Sosyologlar; Bilime taparlar, dinleri kötülemeyi severler. Toplum bilimi adına ne kadar toplum mühendisliği varsa onu yaparlar. İdeolojileri, kavramları, etimolojik, antropolojik, epistemolojik, antolojik, anlamlarından kaydırarak sosyalleştirme adına, Sosyolojik değerlendirerek değer erozyonu oluştururlar, kriz çıkarır, krizi çözer ve yönetirler. Anti-Siyasal dururlar ama her Siyasal projenin temel paradigmasında yer alırlar.
Felsefeciler; İnanmamayı marifet sayarlar, inancı suç göstermeye bayılırlar. Tapmazlar ama kendilerine tapılmasını ister ve kendilerine tapılmasını çok severler. En yüksek egoya sahip olma ve bu anlamda liderliği milyon yıllardır kimseye bırakmama özellikleri vardır. Belki de Yaratıcı ve peygamberleri ile olan sorunları bundan olsa gerek.
Tarihçiler; Tarihi kendi ideolojilerine temel araç olarak kullanırlar. İdeolojik okumaları dayatırlar ve sonra ideolog olma hasretiyle yanıp tutuşturlar. Asla objektif olmazlar. Derin anokranizm hastalığı ile hareket eder, bu harekete katılmayanları cahillik ile suçlarlar. Tarih yazamadıklarından okuyup durur ve ecdatperestliği, güncel ecdat olarak kendilerini göstererek yaymaya çalışır ve aslında toplumsal ilerlemenin en başat engellerinden biri olurlar.

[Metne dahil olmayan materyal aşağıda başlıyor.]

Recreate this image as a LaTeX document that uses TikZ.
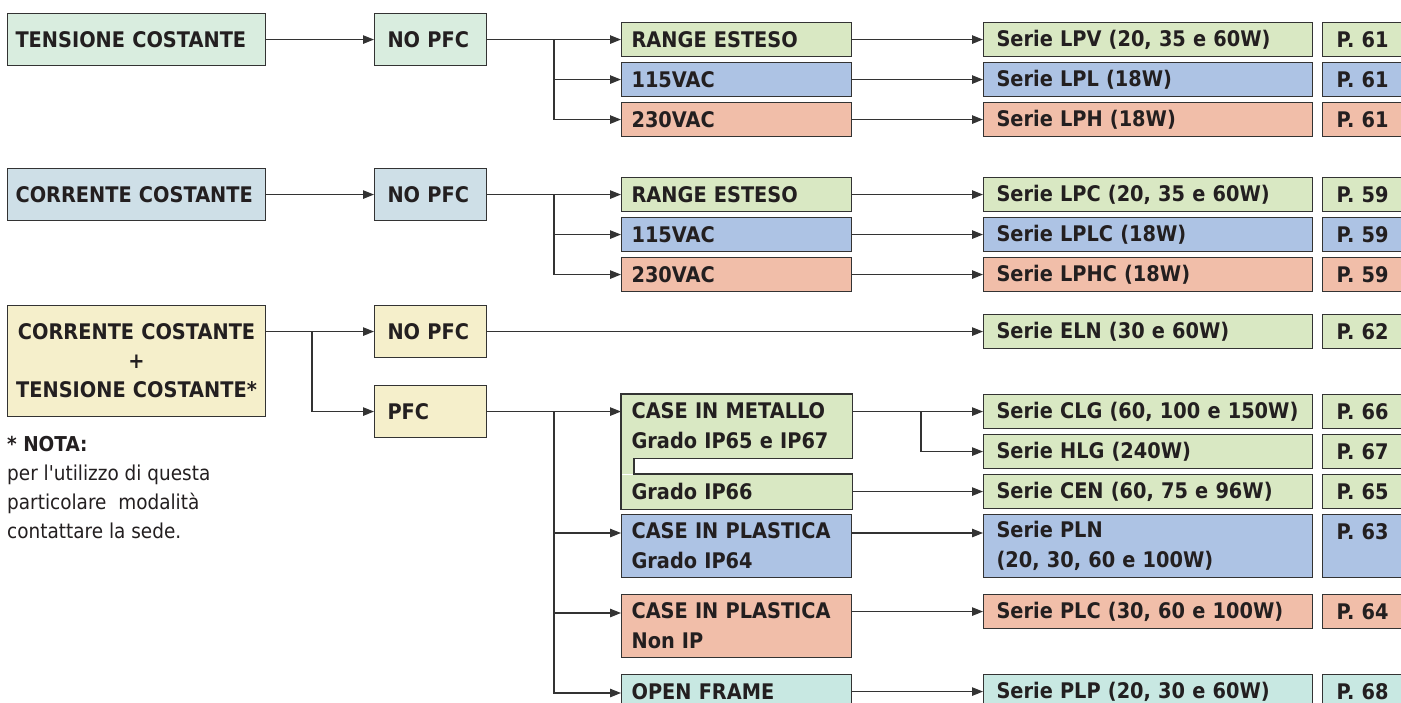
\documentclass[tikz,border=0pt]{standalone}
\usepackage{fontspec}
\setmainfont{DejaVu Sans}[FakeStretch=0.9]
\newfontfamily\notefont{DejaVu Sans}[FakeStretch=0.9]
\usetikzlibrary{arrows.meta,positioning,calc}
\definecolor{BoxMint}{HTML}{D9EDDF}
\definecolor{BoxLime}{HTML}{D9E8C3}
\definecolor{BoxBlue}{HTML}{ADC3E4}
\definecolor{BoxSalmon}{HTML}{F1BEA9}
\definecolor{BoxSteel}{HTML}{CEDFE7}
\definecolor{BoxCream}{HTML}{F5EFCB}
\definecolor{BoxTeal}{HTML}{C8E8E2}
\definecolor{LineDark}{HTML}{333333}
\definecolor{InkDark}{HTML}{231F20}
\tikzset{
  cell/.style={draw=LineDark,line width=1.1pt,anchor=north west,align=left,inner ysep=0pt,text=InkDark,font=\bfseries\fontsize{21.5}{30}\selectfont},
  colA/.style={minimum width=258pt,text width=242pt,inner xsep=8pt},
  colB/.style={minimum width=112pt,text width=86pt,inner xsep=13pt},
  colC/.style={minimum width=230pt,text width=210pt,inner xsep=10pt},
  colD/.style={minimum width=329pt,text width=303pt,inner xsep=13pt},
  colE/.style={minimum width=110pt,text width=82pt,inner xsep=14pt},
  tall/.style={minimum height=52pt},
  low/.style={minimum height=34pt},
  twoline/.style={minimum height=63pt},
  flowarrow/.style={-{Triangle[length=11pt,width=8.5pt]},line width=1.1pt,draw=LineDark},
  flowline/.style={line width=1.1pt,draw=LineDark}
}

\begin{document}
\begin{tikzpicture}[x=1pt,y=-1pt]
\useasboundingbox (0,0) rectangle (1401,702);
\fill[white] (0,0) rectangle (1401,702);
\clip (0,0) rectangle (1401,702);
% tensione costante
\node[cell,colA,tall,fill=BoxMint] (ts) at (7,13) {TENSIONE COSTANTE};
\node[cell,colB,tall,fill=BoxMint] (ts-np) at (374,13) {NO PFC};
\node[cell,colC,low,fill=BoxLime] (ts-re) at (621,22) {RANGE ESTESO};
\node[cell,colC,low,fill=BoxBlue] (ts-115) at (621,62) {115VAC};
\node[cell,colC,low,fill=BoxSalmon] (ts-230) at (621,102) {230VAC};
\node[cell,colD,low,fill=BoxLime] (lpv) at (983,22) {Serie LPV (20, 35 e 60W)};
\node[cell,colD,low,fill=BoxBlue] (lpl) at (983,62) {Serie LPL (18W)};
\node[cell,colD,low,fill=BoxSalmon] (lph) at (983,102) {Serie LPH (18W)};
\node[cell,colE,low,fill=BoxLime] (p-lpv) at (1322,22) {P. 61};
\node[cell,colE,low,fill=BoxBlue] (p-lpl) at (1322,62) {P. 61};
\node[cell,colE,low,fill=BoxSalmon] (p-lph) at (1322,102) {P. 61};
\coordinate (ts-split) at (554,39);
\draw[flowarrow] (ts) -- (ts-np);
\draw[flowarrow] (ts-np) -- (ts-re);
\draw[flowarrow] (ts-split) |- (ts-115);
\draw[flowarrow] (ts-split) |- (ts-230);
\draw[flowarrow] (ts-re) -- (lpv);
\draw[flowarrow] (ts-115) -- (lpl);
\draw[flowarrow] (ts-230) -- (lph);
% corrente costante
\node[cell,colA,tall,fill=BoxSteel] (cc) at (7,168) {CORRENTE COSTANTE};
\node[cell,colB,tall,fill=BoxSteel] (cc-np) at (374,168) {NO PFC};
\node[cell,colC,low,fill=BoxLime] (cc-re) at (621,177) {RANGE ESTESO};
\node[cell,colC,low,fill=BoxBlue] (cc-115) at (621,217) {115VAC};
\node[cell,colC,low,fill=BoxSalmon] (cc-230) at (621,257) {230VAC};
\node[cell,colD,low,fill=BoxLime] (lpc) at (983,177) {Serie LPC (20, 35 e 60W)};
\node[cell,colD,low,fill=BoxBlue] (lplc) at (983,217) {Serie LPLC (18W)};
\node[cell,colD,low,fill=BoxSalmon] (lphc) at (983,257) {Serie LPHC (18W)};
\node[cell,colE,low,fill=BoxLime] (p-lpc) at (1322,177) {P. 59};
\node[cell,colE,low,fill=BoxBlue] (p-lplc) at (1322,217) {P. 59};
\node[cell,colE,low,fill=BoxSalmon] (p-lphc) at (1322,257) {P. 59};
\coordinate (cc-split) at (554,194);
\draw[flowarrow] (cc) -- (cc-np);
\draw[flowarrow] (cc-np) -- (cc-re);
\draw[flowarrow] (cc-split) |- (cc-115);
\draw[flowarrow] (cc-split) |- (cc-230);
\draw[flowarrow] (cc-re) -- (lpc);
\draw[flowarrow] (cc-115) -- (lplc);
\draw[flowarrow] (cc-230) -- (lphc);
% corrente + tensione
\node[cell,colA,minimum height=111pt,align=center,fill=BoxCream,font=\bfseries\fontsize{21.5}{29}\selectfont] (mix) at (7,305) {CORRENTE COSTANTE\\+\\TENSIONE COSTANTE*};
\node[cell,colB,tall,fill=BoxCream] (mx-np) at (374,305) {NO PFC};
\node[cell,colB,tall,fill=BoxCream] (mx-pfc) at (374,385) {PFC};
\node[anchor=north west,align=left,inner sep=0pt,text=InkDark,font=\notefont\fontsize{20.5}{29}\selectfont] (nota) at (7,436) {\textbf{* NOTA:}\\per l'utilizzo di questa\\particolare\ \ modalità\\contattare la sede.};
\node[cell,colD,low,fill=BoxLime] (eln) at (983,314) {Serie ELN (30 e 60W)};
\node[cell,colE,low,fill=BoxLime] (p-eln) at (1322,314) {P. 62};
% case in metallo
\node[cell,colC,draw=none,twoline,fill=BoxLime] (met) at (621,394) {CASE IN METALLO\\Grado IP65 e IP67};
\node[cell,colC,draw=none,low,fill=BoxLime] (ip66) at (621,474) {Grado IP66};
\fill[BoxLime] (met.south west) rectangle ($(ip66.north west)+(13,0)$);
\draw[flowline] (met.north west) -- (met.north east) -- (met.south east) -- ($(met.south west)+(13,0)$) -- ($(ip66.north west)+(13,0)$) -- (ip66.north east) -- (ip66.south east) -- (ip66.south west) -- cycle;
\node[cell,colC,twoline,fill=BoxBlue] (ip64) at (621,514) {CASE IN PLASTICA\\Grado IP64};
\node[cell,colC,twoline,fill=BoxSalmon] (nonip) at (621,594) {CASE IN PLASTICA\\Non IP};
\node[cell,colC,low,fill=BoxTeal] (open) at (621,674) {OPEN FRAME};
\node[cell,colD,low,fill=BoxLime] (clg) at (983,394) {Serie CLG (60, 100 e 150W)};
\node[cell,colD,low,fill=BoxLime] (hlg) at (983,434) {Serie HLG (240W)};
\node[cell,colD,low,fill=BoxLime] (cen) at (983,474) {Serie CEN (60, 75 e 96W)};
\node[cell,colD,twoline,fill=BoxBlue] (pln) at (983,514) {Serie PLN\\(20, 30, 60 e 100W)};
\node[cell,colD,low,fill=BoxSalmon] (plc) at (983,594) {Serie PLC (30, 60 e 100W)};
\node[cell,colD,low,fill=BoxTeal] (plp) at (983,674) {Serie PLP (20, 30 e 60W)};
\node[cell,colE,low,fill=BoxLime] (p-clg) at (1322,394) {P. 66};
\node[cell,colE,low,fill=BoxLime] (p-hlg) at (1322,434) {P. 67};
\node[cell,colE,low,fill=BoxLime] (p-cen) at (1322,474) {P. 65};
\node[cell,colE,twoline,fill=BoxBlue] (p-pln) at (1322,514) {P. 63\\~};
\node[cell,colE,low,fill=BoxSalmon] (p-plc) at (1322,594) {P. 64};
\node[cell,colE,low,fill=BoxTeal] (p-plp) at (1322,674) {P. 68};
\coordinate (mx-split) at (312,331);
\coordinate (pfc-split) at (554,411);
\coordinate (met-split) at (921,411);
\draw[flowarrow] (mix.east |- mx-np) -- (mx-np);
\draw[flowarrow] (mx-split) |- (mx-pfc);
\draw[flowarrow] (mx-np) -- (eln);
\draw[flowarrow] (mx-pfc) -- (mx-pfc -| met.west);
\draw[flowarrow] (pfc-split) |- ($(ip64.north west)+(0,19)$);
\draw[flowarrow] (pfc-split) |- ($(nonip.north west)+(0,19)$);
\draw[flowarrow] (pfc-split) |- ($(open.north west)+(0,19)$);
\draw[flowarrow] (met.east |- clg) -- (clg);
\draw[flowarrow] (met-split) |- (hlg);
\draw[flowarrow] (ip66) -- (cen);
\draw[flowarrow] ($(ip64.north east)+(0,19)$) -- ($(pln.north west)+(0,19)$);
\draw[flowarrow] (nonip.east |- plc) -- (plc);
\draw[flowarrow] (open.east |- plp) -- (plp);
\end{tikzpicture}
\end{document}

Şairler- Edebiyatçılar; Yaşadıkları sanatsal duygu üretkenliğini, fikir alında da olduğu zannına kapılıp romantizm kaplı tahayyülleri, tefekkürleri bilimsel olduğunun inancı ve gayreti ile saçmalamaya tiryakilerdir. Ütopik duruşu realist, idealist sanısını bir tanı bir kanı olduğu düşüncesiyle yaşadıkları dünyanın ilhamın toplumsallaştırmasını dayatırlar. Bu aslında onların istisna olan özelliklerini toplumsallaştığında onları yok edecek bir şeydir. Bunu da bilerek bunu yapmak, ekstra ayrıcalıkçılık isteme lüksü saplantısının ürünüdür.
NOT; Bu sade bir eleştiri yazısı olup, eleştiri dışılar tenzih edilerek yazılmıştır. Yapılan genellemeler istisnaları kast etmemekte ironi ve mübalağa ile yazılmıştır.